Des dessins au niveau

Tomás Giorello réalise un très bel épisode par les décors et de belles idées graphiques– la porte qui parle, les mains chauffantes de War Mother – même s’il n’est pas au sommet par rapport à X-O Manowar. Stephen Segovia le remplace pour les épisodes suivants mais on ne voit pas trop la différence de style. On retrouve en particulier une gamme proche de couleurs. D’autres dessinateurs représenteront aussi certaines pages de ces épisodes ce qui est une spécialité de Valiant.

Un récit écologique

Le monde du futur entre jungle et ruines

Van Lente creuse l’origine de la symbiose de la ville avec la nature en montrant que par la destruction de ce lien, la cité meurt.
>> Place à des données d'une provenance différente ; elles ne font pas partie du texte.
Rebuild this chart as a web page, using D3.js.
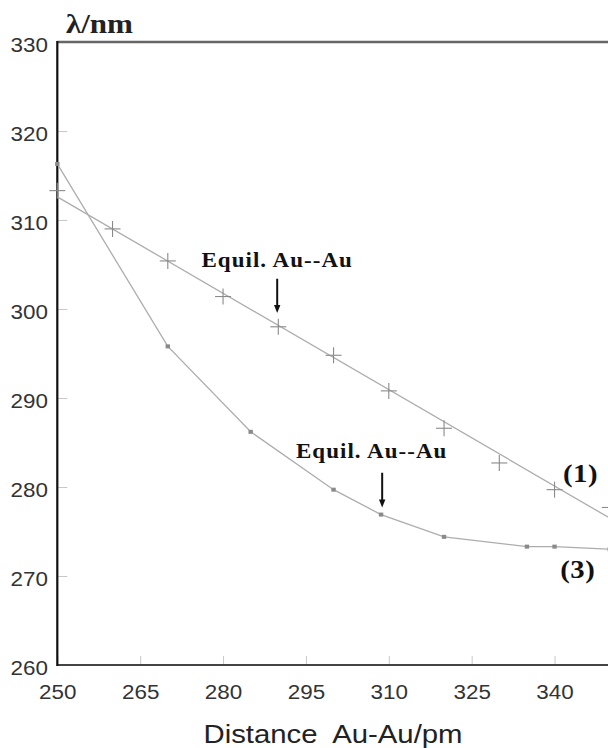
<!DOCTYPE html>
<html>
<head>
<meta charset="utf-8">
<script src="https://cdn.jsdelivr.net/npm/d3@7/dist/d3.min.js"></script>
<style>
  html, body { margin: 0; padding: 0; background: #fff; }
  svg { display: block; }
</style>
</head>
<body>
<script>
// ---- data ----
const xTicks = [250, 265, 280, 295, 310, 325, 340];
const yTicks = [260, 270, 280, 290, 300, 310, 320, 330];

// series (1): "+" markers
const x1 = [250, 260, 270, 280, 290, 300, 310, 320, 330, 340, 350];
const y1 = [313.3, 309.0, 305.4, 301.4, 298.0, 294.8, 290.8, 286.6, 282.7, 279.7, 277.7];
// series (1): fitted line end points
const fit1X = [250, 350];
const fit1Y = [312.6, 276.5];

// series (3): small square markers, joined
const x3 = [250, 270, 285, 300, 308.6, 320, 335, 340, 350];
const y3 = [316.3, 295.8, 286.2, 279.7, 276.9, 274.4, 273.3, 273.3, 273.0];

// annotations (data units)
const annText = ["Equil. Au--Au", "Equil. Au--Au"];
const annX = [289.8, 306.9];
const annTextY = [304.75, 283.3];
const annArrowX = [289.8, 308.8];
const annArrowFrom = [303.4, 281.6];
const annArrowTo = [299.55, 277.7];

const seriesLabels = ["(1)", "(3)"];
const seriesLabelX = [344.7, 344.2];
const seriesLabelY = [280.6, 269.8];

const xTitle = "Distance  Au-Au/pm";
const yTitle = "\u03BB/nm";

// ---- drawing ----
const W = 608, H = 748;
const SX = 1.15; // horizontal stretch of the reference's lettering

const svg = d3.select("body").append("svg")
  .attr("width", W).attr("height", H)
  .style("background", "#fff");

const x = d3.scaleLinear().domain([250, 350]).range([57.3, 57.3 + 552.5]);
const y = d3.scaleLinear().domain([260, 330]).range([665, 42]);

// inner ticks + labels via axes
const gx = svg.append("g").attr("transform", `translate(0,${y(260)})`)
  .call(d3.axisBottom(x).tickValues(xTicks).tickSizeInner(-9).tickSizeOuter(0));
gx.select(".domain").remove();
gx.selectAll(".tick line").attr("stroke", "#c8c8c8").attr("stroke-width", 1);
gx.selectAll(".tick text")
  .attr("y", 34).attr("dy", 0)
  .attr("transform", `scale(${SX},1)`)
  .attr("fill", "#333")
  .style("font-family", "'Liberation Sans', Arial, sans-serif")
  .style("font-size", "19.5px");

const gy = svg.append("g").attr("transform", `translate(${x(250)},0)`)
  .call(d3.axisLeft(y).tickValues(yTicks).tickSizeInner(-10).tickSizeOuter(0));
gy.select(".domain").remove();
gy.selectAll(".tick line").attr("stroke", "#c8c8c8").attr("stroke-width", 1);
gy.selectAll(".tick text")
  .attr("x", -9.3 / SX).attr("dy", "9.5px")
  .attr("transform", `scale(${SX},1)`)
  .attr("fill", "#333")
  .style("font-family", "'Liberation Sans', Arial, sans-serif")
  .style("font-size", "19.5px");

// frame lines
svg.append("line").attr("x1", x(250)).attr("x2", W).attr("y1", y(330)).attr("y2", y(330))
  .attr("stroke", "#666").attr("stroke-width", 2.5);
svg.append("line").attr("x1", x(250)).attr("x2", W).attr("y1", y(260)).attr("y2", y(260))
  .attr("stroke", "#444").attr("stroke-width", 2.2);
svg.append("line").attr("x1", x(250)).attr("x2", x(250)).attr("y1", y(330) - 1).attr("y2", y(260) + 1)
  .attr("stroke", "#111").attr("stroke-width", 2.2);

// series (3) line
const line = d3.line().x(d => x(d[0])).y(d => y(d[1]));
const pts3 = x3.map((v, i) => [v, y3[i]]);
svg.append("path").datum(pts3).attr("d", line)
  .attr("fill", "none").attr("stroke", "#adadad").attr("stroke-width", 1.3);
svg.selectAll(".sq").data(pts3).enter().append("rect")
  .attr("x", d => x(d[0]) - 2.2).attr("y", d => y(d[1]) - 2)
  .attr("width", 4.4).attr("height", 4)
  .attr("fill", "#8a8a8a");

// series (1) fit line
const fit = fit1X.map((v, i) => [v, fit1Y[i]]);
svg.append("path").datum(fit).attr("d", line)
  .attr("fill", "none").attr("stroke", "#adadad").attr("stroke-width", 1.3);
const pts1 = x1.map((v, i) => [v, y1[i]]);
const plus = svg.selectAll(".plus").data(pts1).enter().append("g")
  .attr("transform", d => `translate(${x(d[0])},${y(d[1])})`);
plus.append("line").attr("x1", -8).attr("x2", 8).attr("y1", 0).attr("y2", 0)
  .attr("stroke", "#8a8a8a").attr("stroke-width", 1.1);
plus.append("line").attr("x1", 0).attr("x2", 0).attr("y1", -8).attr("y2", 8)
  .attr("stroke", "#8a8a8a").attr("stroke-width", 1.1);

// annotations
const serif = "'Liberation Serif', 'Times New Roman', serif";
annText.forEach((t, i) => {
  svg.append("text")
    .attr("transform", `translate(${x(annX[i])},${y(annTextY[i])}) scale(${SX},1)`)
    .attr("text-anchor", "middle")
    .style("font-family", serif).style("font-weight", "bold")
    .style("font-size", "20px").style("letter-spacing", "0.9px")
    .attr("fill", "#111").text(t);
  const ax = x(annArrowX[i]);
  const yFrom = y(annArrowFrom[i]), yTo = y(annArrowTo[i]);
  svg.append("line").attr("x1", ax).attr("x2", ax).attr("y1", yFrom).attr("y2", yTo - 6)
    .attr("stroke", "#111").attr("stroke-width", 2);
  svg.append("path")
    .attr("d", `M${ax - 3.2},${yTo - 8} L${ax + 3.2},${yTo - 8} L${ax},${yTo} Z`)
    .attr("fill", "#111");
});

seriesLabels.forEach((t, i) => {
  svg.append("text")
    .attr("transform", `translate(${x(seriesLabelX[i])},${y(seriesLabelY[i])}) scale(${SX},1)`)
    .attr("text-anchor", "middle")
    .style("font-family", serif).style("font-weight", "bold")
    .style("font-size", "25px").style("letter-spacing", "0.5px")
    .attr("fill", "#111").text(t);
});

// titles
svg.append("text")
  .attr("transform", `translate(333,743) scale(${SX},1)`)
  .attr("text-anchor", "middle")
  .style("font-family", "'Liberation Sans', Arial, sans-serif")
  .style("font-size", "25.5px").attr("fill", "#222")
  .style("white-space", "pre").attr("xml:space", "preserve")
  .text(xTitle);

svg.append("text")
  .attr("transform", `translate(66,33) scale(${SX},1)`)
  .attr("text-anchor", "start")
  .style("font-family", serif).style("font-weight", "bold")
  .style("font-size", "27px").attr("fill", "#222")
  .text(yTitle);
</script>
</body>
</html>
War mother doit aller trouver un autre lieu. La responsabilité repose sur une femme et son mari en a honte même si « papa sera toujours là » pour ses enfants. Cette part féministe du récit est très intéressante d’autant plus que la War Mother fera une erreur dans le choix de la nouvelle cité. Cette cité symbolise une aristocratie en déchéance – des serviteurs robots tenue du XVIIe siècle, des peintures anciennes au mur et une langue châtiée. Cet organisme, La Montana, refuse le changement alors que le fils adoptif de War Mother venu du ciel prône la sélection des espèces. Très inquiétant, il veut sa mère pour lui seul. War Mother devra lutter ce conservatisme pour permettre une renaissance.

Just Focus s’envole vers le futur avec ce récit complet dans la jungle. Derrière un récit d’action très prenant et bien réalisé par Giorello et Segovia se cache un récit plus profond, écologique et féministe. Par ce volume, War Mother dépasse Mad Max.